+++ Items

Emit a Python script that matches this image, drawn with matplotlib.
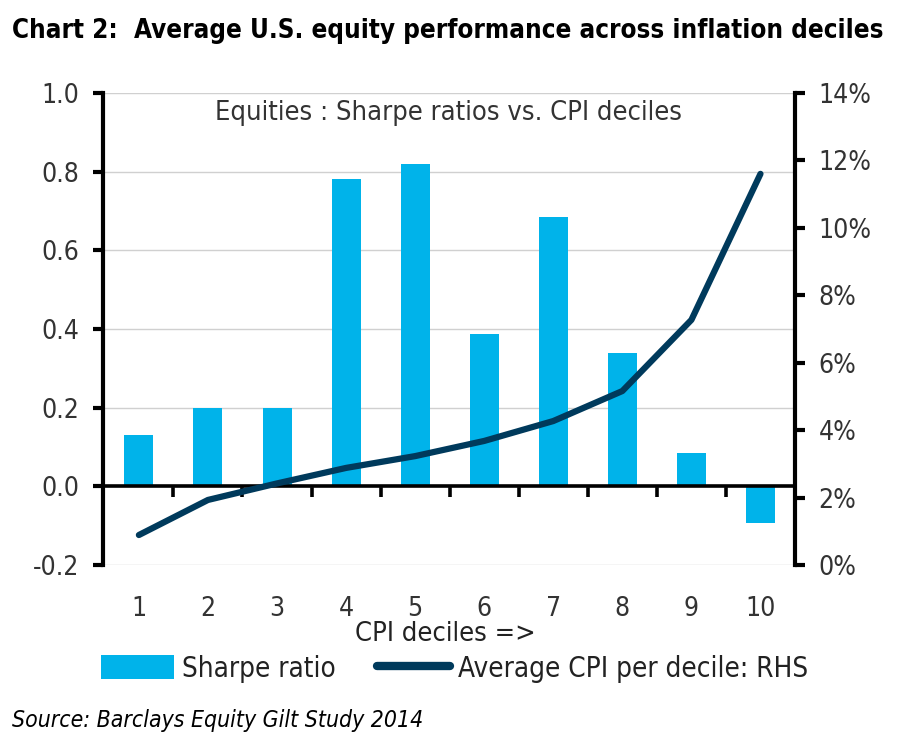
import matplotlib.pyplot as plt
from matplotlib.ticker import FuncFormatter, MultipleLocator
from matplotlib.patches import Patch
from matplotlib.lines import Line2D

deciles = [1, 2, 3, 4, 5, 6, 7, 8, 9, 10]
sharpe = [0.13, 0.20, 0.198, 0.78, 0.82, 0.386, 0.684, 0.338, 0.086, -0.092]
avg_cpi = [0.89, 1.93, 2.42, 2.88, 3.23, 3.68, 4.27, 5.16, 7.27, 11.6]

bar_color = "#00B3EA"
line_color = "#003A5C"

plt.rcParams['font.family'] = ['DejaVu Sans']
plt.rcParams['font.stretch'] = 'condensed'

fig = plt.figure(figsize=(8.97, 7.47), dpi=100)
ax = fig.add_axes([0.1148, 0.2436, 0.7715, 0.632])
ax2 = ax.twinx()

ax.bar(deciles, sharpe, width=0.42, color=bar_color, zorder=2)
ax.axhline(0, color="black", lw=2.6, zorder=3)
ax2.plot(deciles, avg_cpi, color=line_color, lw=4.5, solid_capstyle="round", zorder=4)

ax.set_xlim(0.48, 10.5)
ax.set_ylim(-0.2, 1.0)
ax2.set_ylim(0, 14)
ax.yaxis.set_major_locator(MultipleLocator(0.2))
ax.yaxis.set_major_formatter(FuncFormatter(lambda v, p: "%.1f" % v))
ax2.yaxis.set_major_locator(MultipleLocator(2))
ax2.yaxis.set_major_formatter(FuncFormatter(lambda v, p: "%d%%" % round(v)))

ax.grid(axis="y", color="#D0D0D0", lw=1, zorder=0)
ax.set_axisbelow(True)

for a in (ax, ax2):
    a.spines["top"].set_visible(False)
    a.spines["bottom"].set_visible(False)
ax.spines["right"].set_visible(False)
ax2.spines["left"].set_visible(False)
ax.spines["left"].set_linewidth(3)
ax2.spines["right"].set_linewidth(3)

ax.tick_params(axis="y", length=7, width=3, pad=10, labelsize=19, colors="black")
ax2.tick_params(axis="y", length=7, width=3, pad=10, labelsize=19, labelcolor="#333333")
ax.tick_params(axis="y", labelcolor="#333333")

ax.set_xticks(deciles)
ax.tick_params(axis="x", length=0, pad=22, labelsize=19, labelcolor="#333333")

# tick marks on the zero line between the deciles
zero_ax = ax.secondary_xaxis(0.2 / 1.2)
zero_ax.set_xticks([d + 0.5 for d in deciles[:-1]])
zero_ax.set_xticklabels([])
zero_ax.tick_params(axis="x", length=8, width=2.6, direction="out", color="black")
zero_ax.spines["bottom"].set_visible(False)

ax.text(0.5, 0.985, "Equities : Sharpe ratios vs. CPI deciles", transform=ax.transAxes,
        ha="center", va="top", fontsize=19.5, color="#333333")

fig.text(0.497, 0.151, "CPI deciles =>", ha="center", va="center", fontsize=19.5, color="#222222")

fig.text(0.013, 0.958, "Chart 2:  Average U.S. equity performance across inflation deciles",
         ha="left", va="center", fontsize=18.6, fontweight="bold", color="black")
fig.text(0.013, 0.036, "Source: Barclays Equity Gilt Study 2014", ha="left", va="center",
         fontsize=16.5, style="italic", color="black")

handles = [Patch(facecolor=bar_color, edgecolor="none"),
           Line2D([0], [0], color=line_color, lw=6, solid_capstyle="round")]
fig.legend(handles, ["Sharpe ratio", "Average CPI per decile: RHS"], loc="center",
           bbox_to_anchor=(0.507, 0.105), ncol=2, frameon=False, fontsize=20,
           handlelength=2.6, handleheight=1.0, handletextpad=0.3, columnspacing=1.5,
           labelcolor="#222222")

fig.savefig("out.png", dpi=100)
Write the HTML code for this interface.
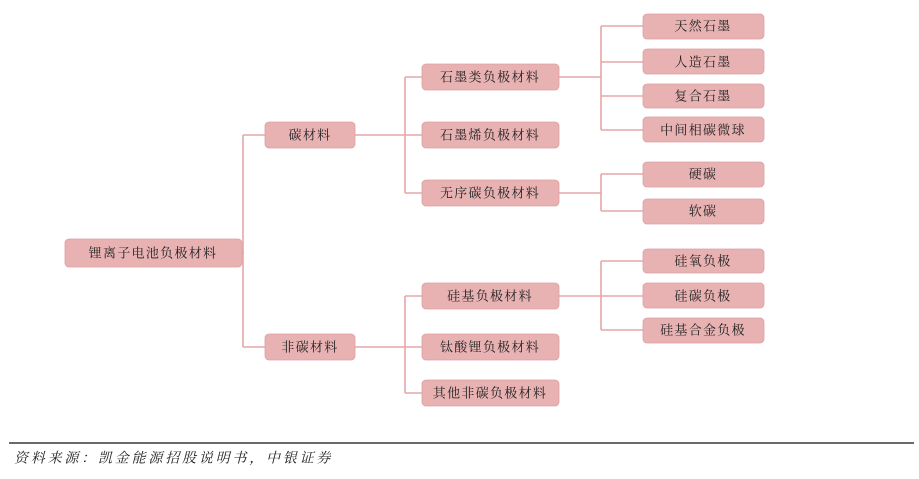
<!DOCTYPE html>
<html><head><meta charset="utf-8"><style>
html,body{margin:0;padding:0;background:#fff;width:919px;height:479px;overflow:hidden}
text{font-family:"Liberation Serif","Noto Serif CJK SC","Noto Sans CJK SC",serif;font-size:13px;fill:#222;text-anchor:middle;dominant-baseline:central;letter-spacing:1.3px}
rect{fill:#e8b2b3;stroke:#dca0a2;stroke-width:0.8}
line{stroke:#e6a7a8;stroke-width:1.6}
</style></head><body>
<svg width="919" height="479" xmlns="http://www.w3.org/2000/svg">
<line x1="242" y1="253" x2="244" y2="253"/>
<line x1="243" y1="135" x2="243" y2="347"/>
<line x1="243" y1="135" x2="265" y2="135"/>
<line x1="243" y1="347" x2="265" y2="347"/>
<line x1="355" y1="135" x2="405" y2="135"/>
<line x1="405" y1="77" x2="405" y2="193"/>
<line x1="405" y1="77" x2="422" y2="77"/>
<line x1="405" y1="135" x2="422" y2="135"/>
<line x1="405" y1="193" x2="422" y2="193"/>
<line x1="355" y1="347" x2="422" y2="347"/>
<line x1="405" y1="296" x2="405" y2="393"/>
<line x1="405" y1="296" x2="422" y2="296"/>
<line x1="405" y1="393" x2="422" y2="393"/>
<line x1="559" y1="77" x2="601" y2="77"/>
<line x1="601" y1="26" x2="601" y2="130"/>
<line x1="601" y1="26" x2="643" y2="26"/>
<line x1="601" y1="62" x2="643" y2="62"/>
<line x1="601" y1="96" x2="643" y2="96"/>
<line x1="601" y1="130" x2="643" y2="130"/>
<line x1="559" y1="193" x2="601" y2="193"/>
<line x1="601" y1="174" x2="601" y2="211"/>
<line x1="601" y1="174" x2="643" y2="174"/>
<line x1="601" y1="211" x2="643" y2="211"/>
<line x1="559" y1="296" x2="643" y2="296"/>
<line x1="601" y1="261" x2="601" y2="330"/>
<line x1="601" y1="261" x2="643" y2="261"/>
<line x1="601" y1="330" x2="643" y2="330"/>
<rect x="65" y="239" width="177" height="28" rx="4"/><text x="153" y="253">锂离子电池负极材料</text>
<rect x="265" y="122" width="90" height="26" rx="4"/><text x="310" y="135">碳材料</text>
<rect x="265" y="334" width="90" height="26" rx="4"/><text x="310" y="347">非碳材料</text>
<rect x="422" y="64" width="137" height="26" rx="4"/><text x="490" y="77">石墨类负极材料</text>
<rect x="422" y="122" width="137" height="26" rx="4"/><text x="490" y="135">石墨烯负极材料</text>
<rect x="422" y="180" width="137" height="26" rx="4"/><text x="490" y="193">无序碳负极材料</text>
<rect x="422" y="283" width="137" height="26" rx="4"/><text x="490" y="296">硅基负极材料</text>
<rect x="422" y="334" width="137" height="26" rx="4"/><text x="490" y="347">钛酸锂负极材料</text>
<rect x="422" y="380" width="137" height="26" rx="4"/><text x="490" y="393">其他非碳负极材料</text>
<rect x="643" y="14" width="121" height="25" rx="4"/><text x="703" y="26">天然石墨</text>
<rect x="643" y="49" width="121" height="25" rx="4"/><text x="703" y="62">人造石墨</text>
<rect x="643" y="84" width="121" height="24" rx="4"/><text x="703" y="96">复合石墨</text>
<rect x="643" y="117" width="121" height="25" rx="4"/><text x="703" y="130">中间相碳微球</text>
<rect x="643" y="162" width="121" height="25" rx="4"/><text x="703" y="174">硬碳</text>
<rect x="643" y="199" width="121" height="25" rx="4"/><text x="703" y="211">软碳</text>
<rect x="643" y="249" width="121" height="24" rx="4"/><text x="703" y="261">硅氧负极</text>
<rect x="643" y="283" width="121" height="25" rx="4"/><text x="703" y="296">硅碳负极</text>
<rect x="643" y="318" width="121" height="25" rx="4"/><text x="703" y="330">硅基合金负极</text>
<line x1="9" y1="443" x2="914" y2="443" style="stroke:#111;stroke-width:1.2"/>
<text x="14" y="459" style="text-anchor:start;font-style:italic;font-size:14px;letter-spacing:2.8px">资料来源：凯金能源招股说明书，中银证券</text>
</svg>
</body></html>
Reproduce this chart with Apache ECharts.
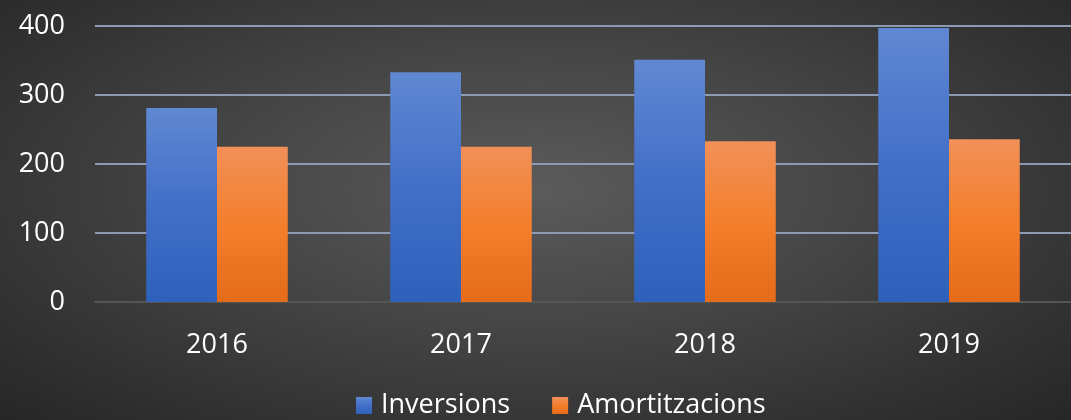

++++++

### Stated problem
Everything from the first line of the listing above through the line that contains "from matplotlib.lines import Line2D" is to be restated word for word, minus the pictures.

### Exercise output
Emit a Python script that matches this image, drawn with matplotlib.
import matplotlib.pyplot as plt
from matplotlib.ticker import FuncFormatter, MultipleLocator
from matplotlib.patches import Patch
from matplotlib.lines import Line2D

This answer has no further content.